There’s also evidence the president’s approval ratings are now upside down in Arizona (which he won by 3.6 points) and Iowa (which he carried by 9.4). In the midterms, Republican candidates tended to win in states where the president’s favorables were higher than his unfavorables and lose where they weren’t.

Aware of these vulnerabilities, Team Trump and the Republican National Committee have dispatched operatives to these battleground states to build county-level organizations far stronger than what existed in 2016. In turn, these groups are recruiting and training volunteers to register voters and persuade supporters to turnout. Meanwhile, state parties and super PACs in states such as Texas, Georgia and Ohio are also mounting large registration drives (I’m helping such an effort in the Lone Star State).

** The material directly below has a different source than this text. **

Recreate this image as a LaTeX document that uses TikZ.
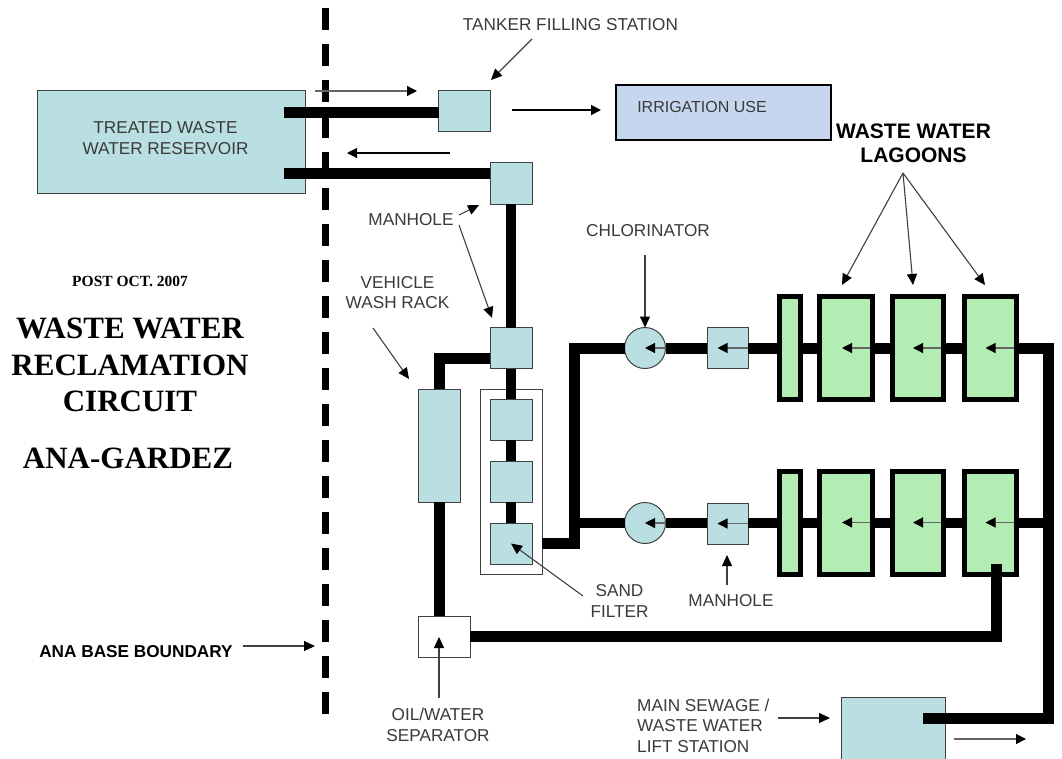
\documentclass[tikz,border=0pt]{standalone}
\usepackage{fontspec}
\setmainfont{Liberation Sans}
\newfontfamily\titlefont{Liberation Serif}
\usetikzlibrary{arrows.meta,calc}
\definecolor{tankfill}{HTML}{B9DFE2}
\definecolor{lagoonfill}{HTML}{B3EDB3}
\definecolor{irrigfill}{HTML}{C5D6EE}
\definecolor{labelgray}{HTML}{3A3A3A}
\tikzset{
  tank/.style={draw=black!75,line width=1pt,fill=tankfill,outer sep=0pt,inner sep=0pt},
  lagoon/.style={draw=black,line width=5pt,fill=lagoonfill,outer sep=0pt,inner sep=0pt,minimum height=103pt},
  pipe/.style={line width=11pt,black,line cap=butt,line join=miter},
  thinpipe/.style={line width=9.5pt,black,line cap=butt},
  flow/.style={line width=1.2pt,black!60,-{Triangle[length=10pt,width=10pt,black]}},
  callout/.style={line width=1.1pt,black!75,-{Triangle[length=11pt,width=10pt,black]}},
  lbl/.style={font=\fontsize{17.2}{20.5}\selectfont,text=labelgray,align=center,inner sep=0pt},
  bigtitle/.style={font=\fontsize{31}{36.3}\titlefont\bfseries,align=center,inner sep=0pt}
}
\begin{document}
\begin{tikzpicture}[x=1pt,y=-1pt]
  \useasboundingbox (0,0) rectangle (1062,758);
  \clip (0,0) rectangle (1062,758);
  \fill[white] (0,0) rectangle (1062,758);
  % boundary
  \draw[line width=7pt,black,dash pattern=on 22pt off 14pt] (325,8) -- (325,714);
  % tanks and boxes
  \node[tank,minimum width=268pt,minimum height=103pt] (reservoir) at (171,141.5) {};
  \node[tank,minimum width=52pt,minimum height=41.5pt] (tanker) at (464.5,111) {};
  \node[draw=black,line width=1.5pt,fill=irrigfill,minimum width=215pt,minimum height=55pt,outer sep=0pt] (irrigation) at (723.5,112.5) {};
  \node[tank,minimum width=42pt,minimum height=42pt] (mhTop) at (511,183) {};
  \node[tank,minimum width=42pt,minimum height=41pt] (mhMid) at (511,348) {};
  \node[draw=black!75,line width=0.7pt,fill=white,minimum width=62pt,minimum height=185pt,outer sep=0pt] (filterframe) at (511,481.5) {};
  \node[tank,minimum width=42pt,minimum height=41pt] (filterA) at (511,419.5) {};
  \node[tank,minimum width=42pt,minimum height=41pt] (filterB) at (511,481.5) {};
  \node[tank,minimum width=42pt,minimum height=41pt] (filterC) at (511,543.5) {};
  \node[tank,minimum width=42pt,minimum height=113pt] (washrack) at (439,445.5) {};
  \node[draw=black!75,line width=1pt,fill=white,minimum width=52pt,minimum height=41pt,outer sep=0pt] (separator) at (444,636.5) {};
  \node[tank,circle,minimum size=41pt] (chlorA) at (645,348) {};
  \node[tank,circle,minimum size=41pt] (chlorB) at (645,523) {};
  \node[tank,minimum width=41pt,minimum height=41pt] (mhA) at (727.5,348) {};
  \node[tank,minimum width=41pt,minimum height=41pt] (mhB) at (727.5,523.5) {};
  \node[tank,minimum width=104pt,minimum height=70pt] (liftstation) at (893,732) {};
  % lagoons
  \node[lagoon,minimum width=21pt] (pondA) at (789.5,348) {};
  \node[lagoon,minimum width=53pt] (lagoonA) at (846,348) {};
  \node[lagoon,minimum width=51pt] (lagoonB) at (918,348) {};
  \node[lagoon,minimum width=52pt] (lagoonC) at (990.5,348) {};
  \node[lagoon,minimum width=21pt] (pondB) at (789.5,522.5) {};
  \node[lagoon,minimum width=53pt] (lagoonD) at (846,522.5) {};
  \node[lagoon,minimum width=51pt] (lagoonE) at (918,522.5) {};
  \node[lagoon,minimum width=52pt] (lagoonF) at (990.5,522.5) {};
  % pipe ends
  \coordinate (resA) at (284,112);
  \coordinate (resB) at (284,173.5);
  \coordinate (mhMidL) at (490,358);
  \coordinate (frameOut) at (542,543);
  \coordinate (riserTop) at (574,348);
  \coordinate (riserBot) at (574,523);
  \coordinate (mainR) at (1048,348);
  \coordinate (mainM) at (1048,523);
  \coordinate (liftIn) at (923,718.5);
  \coordinate (lagoonIn) at (996,564);
  % pipes
  \draw[pipe] (resA) -- (resA -| tanker.west);
  \draw[pipe] (resB) -- (resB -| mhTop.west);
  \draw[pipe,line width=10pt] (mhTop.south) -- (mhMid.north);
  \draw[pipe,line width=10pt] (mhMid.south) -- (filterA.north);
  \draw[pipe,line width=10pt] (filterA.south) -- (filterB.north);
  \draw[pipe,line width=10pt] (filterB.south) -- (filterC.north);
  \draw[pipe] (mhMidL) -| (washrack.north);
  \draw[pipe] (washrack.south) -- (washrack.south |- separator.north);
  \draw[pipe] (frameOut -| filterframe.east) -| (riserTop) -- (chlorA.west);
  \draw[thinpipe] (riserBot) -- (chlorB.west);
  \draw[pipe] (chlorA.east) -- (mhA.west);
  \draw[pipe] (mhA.east) -- (pondA.west);
  \draw[pipe] (pondA.east) -- (lagoonA.west);
  \draw[pipe] (lagoonA.east) -- (lagoonB.west);
  \draw[pipe] (lagoonB.east) -- (lagoonC.west);
  \draw[thinpipe] (chlorB.east) -- (mhB.west |- chlorB.east);
  \draw[thinpipe] (mhB.east |- chlorB.east) -- (pondB.west |- chlorB.east);
  \draw[thinpipe] (pondB.east |- chlorB.east) -- (lagoonD.west |- chlorB.east);
  \draw[thinpipe] (lagoonD.east |- chlorB.east) -- (lagoonE.west |- chlorB.east);
  \draw[thinpipe] (lagoonE.east |- chlorB.east) -- (lagoonF.west |- chlorB.east);
  \draw[thinpipe] (lagoonF.east |- mainM) -- (mainM);
  \draw[pipe] (lagoonC.east) -- (mainR) -- (mainR |- liftIn) -- (liftIn);
  \draw[pipe] (separator.east |- 0,636) -| (lagoonIn);
  % small flow arrows
  \draw[flow] ([xshift=-3pt]lagoonA.east) -- ([xshift=-4pt]lagoonA.center);
  \draw[flow] ([xshift=-3pt]lagoonB.east) -- ([xshift=-5pt]lagoonB.center);
  \draw[flow] ([xshift=-3pt]lagoonC.east) -- ([xshift=-5pt]lagoonC.center);
  \draw[flow] ([xshift=-3pt]lagoonD.east) -- ([xshift=-4pt]lagoonD.center);
  \draw[flow] ([xshift=-3pt]lagoonE.east) -- ([xshift=-5pt]lagoonE.center);
  \draw[flow] ([xshift=-3pt]lagoonF.east) -- ([xshift=-5pt]lagoonF.center);
  \draw[flow] (mhA.east) -- ([xshift=-10pt]mhA.center);
  \draw[flow] (mhB.east) -- ([xshift=-10pt]mhB.center);
  \draw[flow] (chlorA.east) -- (chlorA.center);
  \draw[flow] (chlorB.east) -- (chlorB.center);
  % labels
  \node[lbl] (tReservoir) at (165.5,138) {TREATED WASTE\\WATER RESERVOIR};
  \node[lbl,font=\fontsize{16}{20}\selectfont] (tIrrigation) at (702,106.5) {IRRIGATION USE};
  \node[lbl] (tTanker) at (570.5,25) {TANKER FILLING STATION};
  \node[lbl] (tManholeA) at (411,220) {MANHOLE};
  \node[lbl] (tWash) at (397.5,292.5) {VEHICLE\\WASH RACK};
  \node[lbl] (tChlor) at (648,231) {CHLORINATOR};
  \node[lbl] (tSand) at (619.5,601) {SAND\\FILTER};
  \node[lbl] (tManholeB) at (731,601) {MANHOLE};
  \node[lbl] (tSep) at (438,725) {OIL/WATER\\SEPARATOR};
  \node[lbl,align=left,anchor=west] (tLift) at (637,725.5) {MAIN SEWAGE /\\WASTE WATER\\LIFT STATION};
  \node[lbl,font=\fontsize{21}{24}\selectfont\bfseries,text=black] (tLagoons) at (913.5,143) {WASTE WATER\\LAGOONS};
  \node[lbl,font=\fontsize{17.2}{20}\selectfont\bfseries,text=black] (tBoundary) at (136,652) {ANA BASE BOUNDARY};
  \node[lbl,font=\fontsize{15.5}{18}\titlefont\bfseries,text=black] (tPost) at (130,281) {POST OCT. 2007};
  \node[bigtitle] (tCircuit) at (130,365) {WASTE WATER\\RECLAMATION\\CIRCUIT};
  \node[bigtitle] (tAna) at (128,458) {ANA-GARDEZ};
  % callouts
  \coordinate (tipTanker) at (491,80);
  \coordinate (tipManholeA) at (479,205);
  \coordinate (tipManholeB) at (492,318);
  \coordinate (tipWash) at (409,379);
  \coordinate (tipLagoonA) at (842,285);
  \coordinate (tipLagoonB) at (913,285);
  \coordinate (tipLagoonC) at (985,285);
  \coordinate (fromLagoons) at (903,173);
  \coordinate (tipBoundary) at (315,646);
  \draw[callout] (532,39) -- (tipTanker);
  \draw[callout] (459,215) -- (tipManholeA);
  \draw[callout] (459,225) -- (tipManholeB);
  \draw[callout] (373,328) -- (tipWash);
  \draw[callout] (645,255) -- (chlorA.north);
  \draw[callout] (fromLagoons) -- (tipLagoonA);
  \draw[callout] (fromLagoons) -- (tipLagoonB);
  \draw[callout] (fromLagoons) -- (tipLagoonC);
  \draw[callout] (583,596) -- (filterC.center);
  \draw[callout] (727,585) -- (727,555);
  \draw[callout] (439,698) -- (439,637);
  \draw[callout] (243,646) -- (tipBoundary);
  \draw[callout] (778,718) -- (830,718);
  % flow arrows outside
  \draw[flow] (315,91) -- (417,91);
  \draw[flow,line width=1.8pt,black] (512,110) -- (601,110);
  \draw[flow,black] (450,153) -- (347,153);
  \draw[flow] (954,739) -- (1026,739);
\end{tikzpicture}
\end{document}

Still, organizing won’t overcome every challenge. The Trump campaign must also do at least three other things: (1) reduce—by even a small amount—the historically high percentage of people who tell pollsters they’ll never vote for Mr. Trump, (2) disqualify any Democratic nominee with suburban Republican and independent defectors who swung the House to the Democrats last fall, and (3) convince unenthusiastic 2016 Trump voters to stick with the president, rather than swap him out.

How the campaign—and mostly, how its candidate—handles these tasks from here onward will determine the outcome in 2020.